Why This Moment Still Matters
Despite all of that, the Islamabad process represents something genuinely significant: the emergence of a regional diplomatic architecture that does not depend on Washington setting the agenda.
For decades, Middle Eastern diplomacy ran through American-sponsored frameworks. The Oslo process, the Abraham Accords, the Gulf normalization tracks — Washington was always in the room, usually at the head of the table. What is happening now is different. Turkey, Saudi Arabia, Egypt, and Pakistan are coordinating independently, presenting Washington and Tehran with a framework rather than waiting for one to be handed down.
That shift will outlast this particular war, however it ends.
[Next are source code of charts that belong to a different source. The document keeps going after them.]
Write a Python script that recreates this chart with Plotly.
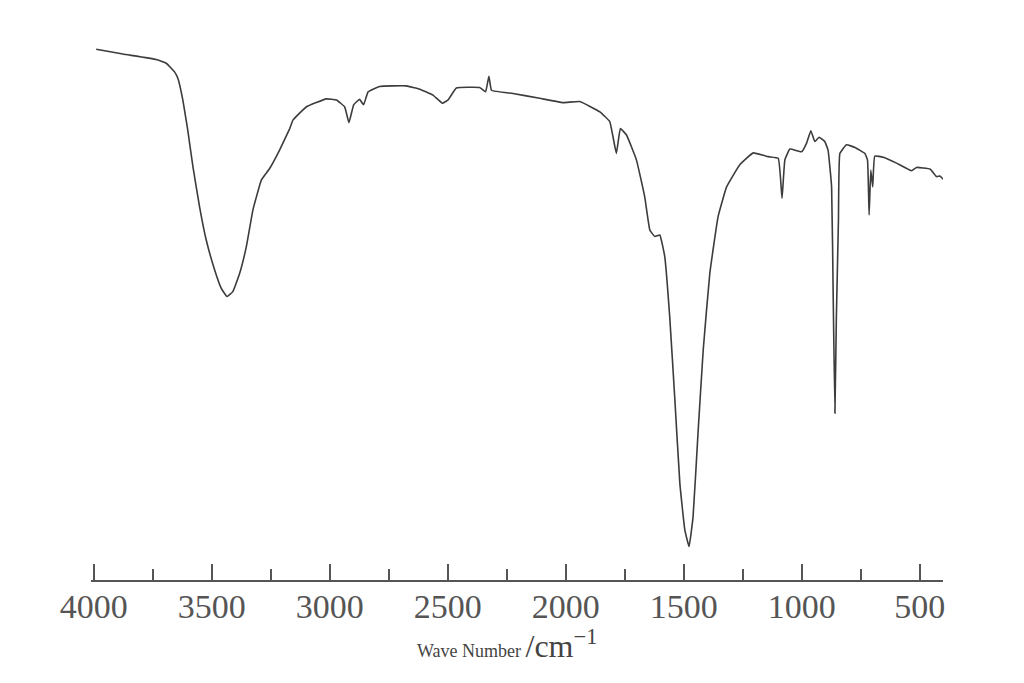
import plotly.graph_objects as go

# Wavenumber (cm^-1) and transmittance (arbitrary %)
wavenumber = [3990, 3877, 3736, 3693, 3658, 3644, 3623, 3602, 3580, 3552,
              3524, 3488, 3460, 3436, 3411, 3382, 3354, 3326, 3290, 3255,
              3213, 3170, 3156, 3100, 3015, 2972, 2937, 2919, 2899, 2874,
              2857, 2838, 2789, 2676, 2619, 2563, 2523, 2499, 2464, 2365,
              2340, 2326, 2315, 2224, 2111, 2012, 1941, 1856, 1814, 1786,
              1769, 1743, 1701, 1666, 1644, 1623, 1602, 1581, 1560, 1538,
              1517, 1496, 1478, 1461, 1440, 1418, 1390, 1355, 1319, 1263,
              1206, 1143, 1100, 1084, 1072, 1051, 1001, 980, 962, 945,
              927, 903, 889, 874, 867, 860, 854, 845, 839, 811,
              775, 733, 722, 715, 708, 700, 691, 655, 599, 535,
              514, 457, 429, 415, 401]
transmittance = [98.3, 97.4, 96.4, 95.7, 94.1, 92.9, 88.9, 83.3, 76.5, 69.1,
                 63.0, 57.4, 54.0, 52.5, 53.4, 56.8, 61.7, 68.5, 74.1, 76.2,
                 79.6, 83.6, 85.2, 87.6, 89.1, 88.9, 87.6, 84.7, 88.0, 89.0,
                 88.0, 90.4, 91.4, 91.5, 90.9, 89.8, 88.3, 88.9, 91.1, 91.2,
                 90.4, 93.3, 90.7, 90.1, 89.2, 88.4, 88.6, 86.7, 84.9, 79.0,
                 83.6, 82.4, 77.8, 71.0, 64.8, 63.6, 63.9, 59.9, 48.8, 33.3,
                 17.9, 9.3, 6.2, 11.7, 27.2, 42.6, 56.8, 67.3, 72.8, 76.9,
                 79.1, 78.4, 78.1, 70.7, 77.8, 79.8, 79.3, 80.9, 83.2, 81.2,
                 82.0, 81.2, 79.6, 72.8, 51.9, 30.9, 48.1, 66.7, 79.0, 80.6,
                 80.1, 79.0, 77.8, 67.6, 75.9, 72.8, 78.5, 78.3, 77.2, 75.8,
                 76.4, 76.1, 74.7, 74.8, 74.2]

tick_vals = [4000, 3500, 3000, 2500, 2000, 1500, 1000, 500]
tick_text = ["4000", "3500", "3000", "2500", "2000", "1500", "1000", "500"]
minor_vals = [3750, 3250, 2750, 2250, 1750, 1250, 750]

fig = go.Figure()
fig.add_trace(go.Scatter(
    x=wavenumber, y=transmittance, mode="lines",
    line=dict(color="#3c3c3c", width=1.6, shape="spline", smoothing=0.3),
    showlegend=False, hoverinfo="skip"))

fig.update_layout(
    width=1024, height=683,
    margin=dict(l=83, r=89, t=32, b=111),
    paper_bgcolor="white", plot_bgcolor="white",
    xaxis=dict(
        range=[4012, 402], showgrid=False, zeroline=False,
        showline=True, linecolor="#555555", linewidth=2,
        tickmode="array", tickvals=tick_vals, ticktext=tick_text,
        ticks="inside", ticklen=16, tickwidth=1.5, tickcolor="#555555",
        ticklabelstandoff=-5,
        minor=dict(tickmode="array", tickvals=minor_vals,
                   ticks="inside", ticklen=11, tickwidth=1.5, tickcolor="#555555"),
        tickfont=dict(family="Liberation Serif", size=34, color="#555555"),
    ),
    yaxis=dict(range=[0, 100], visible=False),
)

fig.add_annotation(
    xref="paper", yref="paper", x=0.488, y=-0.118,
    xanchor="center", yanchor="middle", showarrow=False,
    text="<span style='font-size:18px'>Wave Number</span> "
         "<span style='font-size:32px'>/cm<sup>−1</sup></span>",
    font=dict(family="Liberation Serif", size=18, color="#444444"),
)

fig.write_html("out.html")
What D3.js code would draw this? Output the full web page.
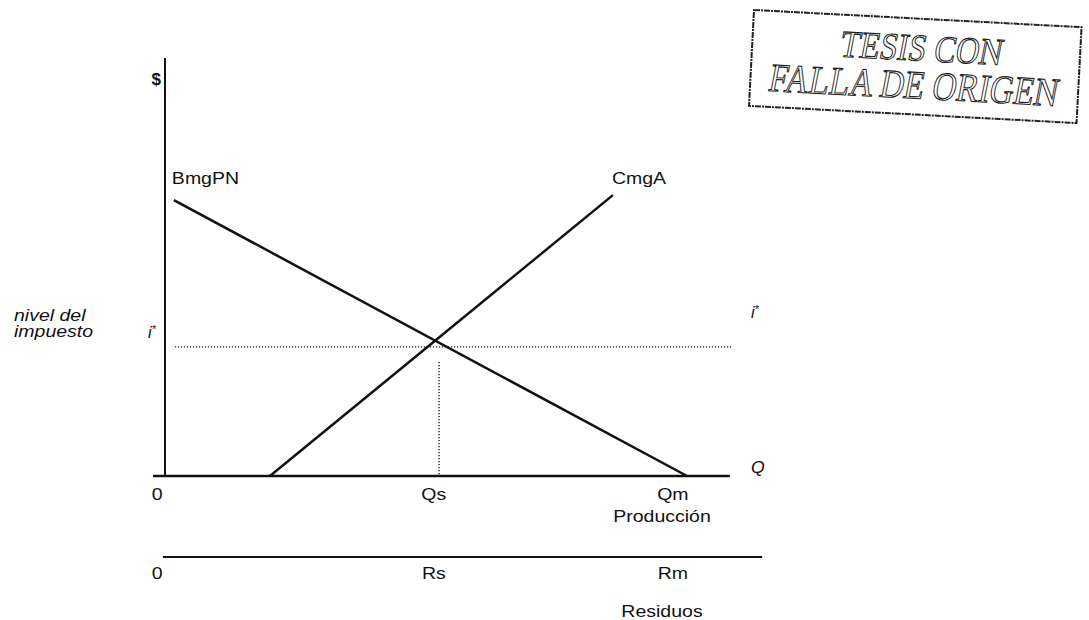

Pakistan, historically, has punched below its diplomatic weight. Its strategic location, its relationships, its unique positioning between civilisations and power blocs — all of it has too often been squandered or overshadowed by internal crisis. What Islamabad is attempting right now, quietly and without the drama that usually accompanies Pakistani politics, is a reminder of what this country is capable of when it chooses to use its leverage wisely.
History will record that in the spring of 2026, when the Middle East was on fire and the global economy was shaking, four foreign ministers came to Islamabad and the world held its breath.
Whether Pakistan can deliver peace is uncertain. That it is trying — seriously, strategically, and with some credibility on both sides — is not.